• **Data excerpt**
—————

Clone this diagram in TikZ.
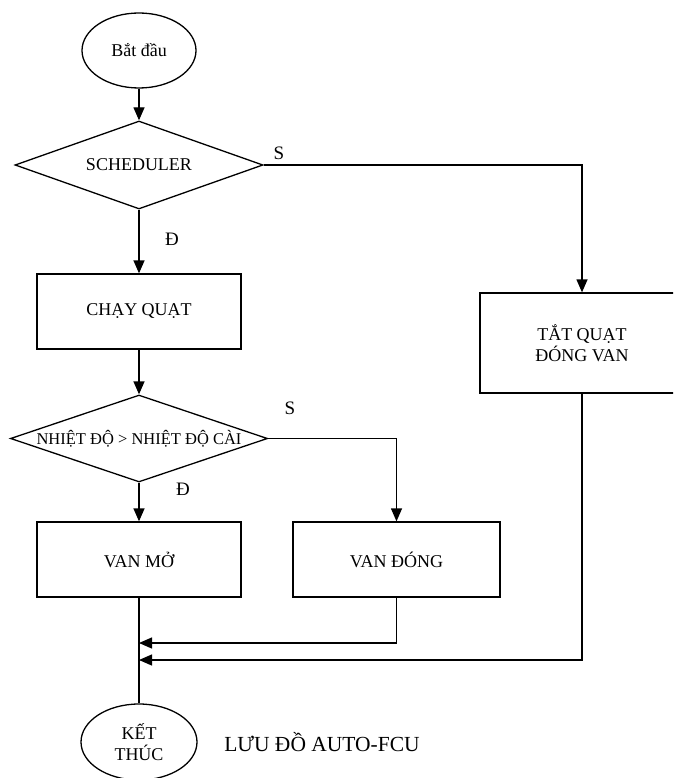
\documentclass[tikz,border=0pt]{standalone}
\usepackage{fontspec}
\setmainfont{Liberation Serif}
\usetikzlibrary{shapes.geometric,arrows.meta}

\begin{document}
\begin{tikzpicture}[x=1pt, y=-1pt, line width=1.3pt,
    every node/.style={font=\fontsize{18}{20.5}\selectfont},
    terminal/.style={draw, ellipse, inner sep=0pt, minimum width=116pt, minimum height=76pt, align=center},
    block/.style={draw, rectangle, inner sep=0pt, minimum width=204pt, minimum height=75pt, align=center},
    decision/.style={draw, diamond, inner sep=0pt},
    tag/.style={font=\fontsize{19}{22}\selectfont},
    arr/.style={-{Triangle[length=13pt,width=11pt]}}]
\useasboundingbox (0,0) rectangle (673,778);
\clip (0,0) rectangle (673,778);
       % Flowchart of AUTO-FCU
\node[terminal, minimum width=114pt, minimum height=75pt] (start) at (139, 50.5) {Bắt đầu};
\node[decision, minimum width=248pt, minimum height=88pt, label={center:SCHEDULER}] (sched) at (139, 165) {};
\node[block] (run) at (139, 311.5) {CHẠY QUẠT};
\node[decision, minimum width=257pt, minimum height=87pt,
      label={[font=\fontsize{16.5}{20}\selectfont]center:NHIỆT ĐỘ > NHIỆT ĐỘ CÀI}] (cmp) at (139, 438.5) {};
\node[block] (open) at (139, 559.5) {VAN MỞ};
\node[block, minimum width=207pt] (close) at (396.5, 559.5) {VAN ĐÓNG};
\node[block, minimum height=100pt] (off) at (582, 343) {TẮT QUẠT\\ĐÓNG VAN};
\node[terminal] (stop) at (139, 742) {KẾT\\THÚC};
\node[font=\fontsize{21.5}{24}\selectfont] (title) at (322, 742) {LƯU ĐỒ AUTO-FCU};

% Branch labels
\node[tag] (s1) at (279, 153) {S};
\node[tag] (d1) at (172, 239) {Đ};
\node[tag] (s2) at (290, 408) {S};
\node[tag] (d2) at (183, 489) {Đ};

% Joints on the main line
\coordinate (j1) at (139, 643);
\coordinate (j2) at (139, 660);

% Arrows between blocks
\draw[arr] (start) -- (sched);
\draw[arr] (sched) -- (run);
\draw[arr] (run) -- (cmp);
\draw[arr] (cmp) -- (open);
\draw[arr] (sched.east) -| (off.north);
\draw[arr] (cmp.east) -| (close.north);
\draw (open) -- (stop);

% Return lines to the main line
\draw[arr] (close.south) |- (j1);
\draw[arr] (off.south) |- (j2);

    \end{tikzpicture}
\end{document}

—————

• **Description of the task**
Set the data above down again exactly as given, with no pictures.

• **Written answer**
Clone this diagram in TikZ.
\documentclass[tikz,border=0pt]{standalone}
\usepackage{fontspec}
\setmainfont{Liberation Serif}
\usetikzlibrary{shapes.geometric,arrows.meta}

\begin{document}
\begin{tikzpicture}[x=1pt, y=-1pt, line width=1.3pt,
    every node/.style={font=\fontsize{18}{20.5}\selectfont},
    terminal/.style={draw, ellipse, inner sep=0pt, minimum width=116pt, minimum height=76pt, align=center},
    block/.style={draw, rectangle, inner sep=0pt, minimum width=204pt, minimum height=75pt, align=center},
    decision/.style={draw, diamond, inner sep=0pt},
    tag/.style={font=\fontsize{19}{22}\selectfont},
    arr/.style={-{Triangle[length=13pt,width=11pt]}}]
\useasboundingbox (0,0) rectangle (673,778);
\clip (0,0) rectangle (673,778);
       % Flowchart of AUTO-FCU
\node[terminal, minimum width=114pt, minimum height=75pt] (start) at (139, 50.5) {Bắt đầu};
\node[decision, minimum width=248pt, minimum height=88pt, label={center:SCHEDULER}] (sched) at (139, 165) {};
\node[block] (run) at (139, 311.5) {CHẠY QUẠT};
\node[decision, minimum width=257pt, minimum height=87pt,
      label={[font=\fontsize{16.5}{20}\selectfont]center:NHIỆT ĐỘ > NHIỆT ĐỘ CÀI}] (cmp) at (139, 438.5) {};
\node[block] (open) at (139, 559.5) {VAN MỞ};
\node[block, minimum width=207pt] (close) at (396.5, 559.5) {VAN ĐÓNG};
\node[block, minimum height=100pt] (off) at (582, 343) {TẮT QUẠT\\ĐÓNG VAN};
\node[terminal] (stop) at (139, 742) {KẾT\\THÚC};
\node[font=\fontsize{21.5}{24}\selectfont] (title) at (322, 742) {LƯU ĐỒ AUTO-FCU};

% Branch labels
\node[tag] (s1) at (279, 153) {S};
\node[tag] (d1) at (172, 239) {Đ};
\node[tag] (s2) at (290, 408) {S};
\node[tag] (d2) at (183, 489) {Đ};

% Joints on the main line
\coordinate (j1) at (139, 643);
\coordinate (j2) at (139, 660);

% Arrows between blocks
\draw[arr] (start) -- (sched);
\draw[arr] (sched) -- (run);
\draw[arr] (run) -- (cmp);
\draw[arr] (cmp) -- (open);
\draw[arr] (sched.east) -| (off.north);
\draw[arr] (cmp.east) -| (close.north);
\draw (open) -- (stop);

% Return lines to the main line
\draw[arr] (close.south) |- (j1);
\draw[arr] (off.south) |- (j2);

    \end{tikzpicture}
\end{document}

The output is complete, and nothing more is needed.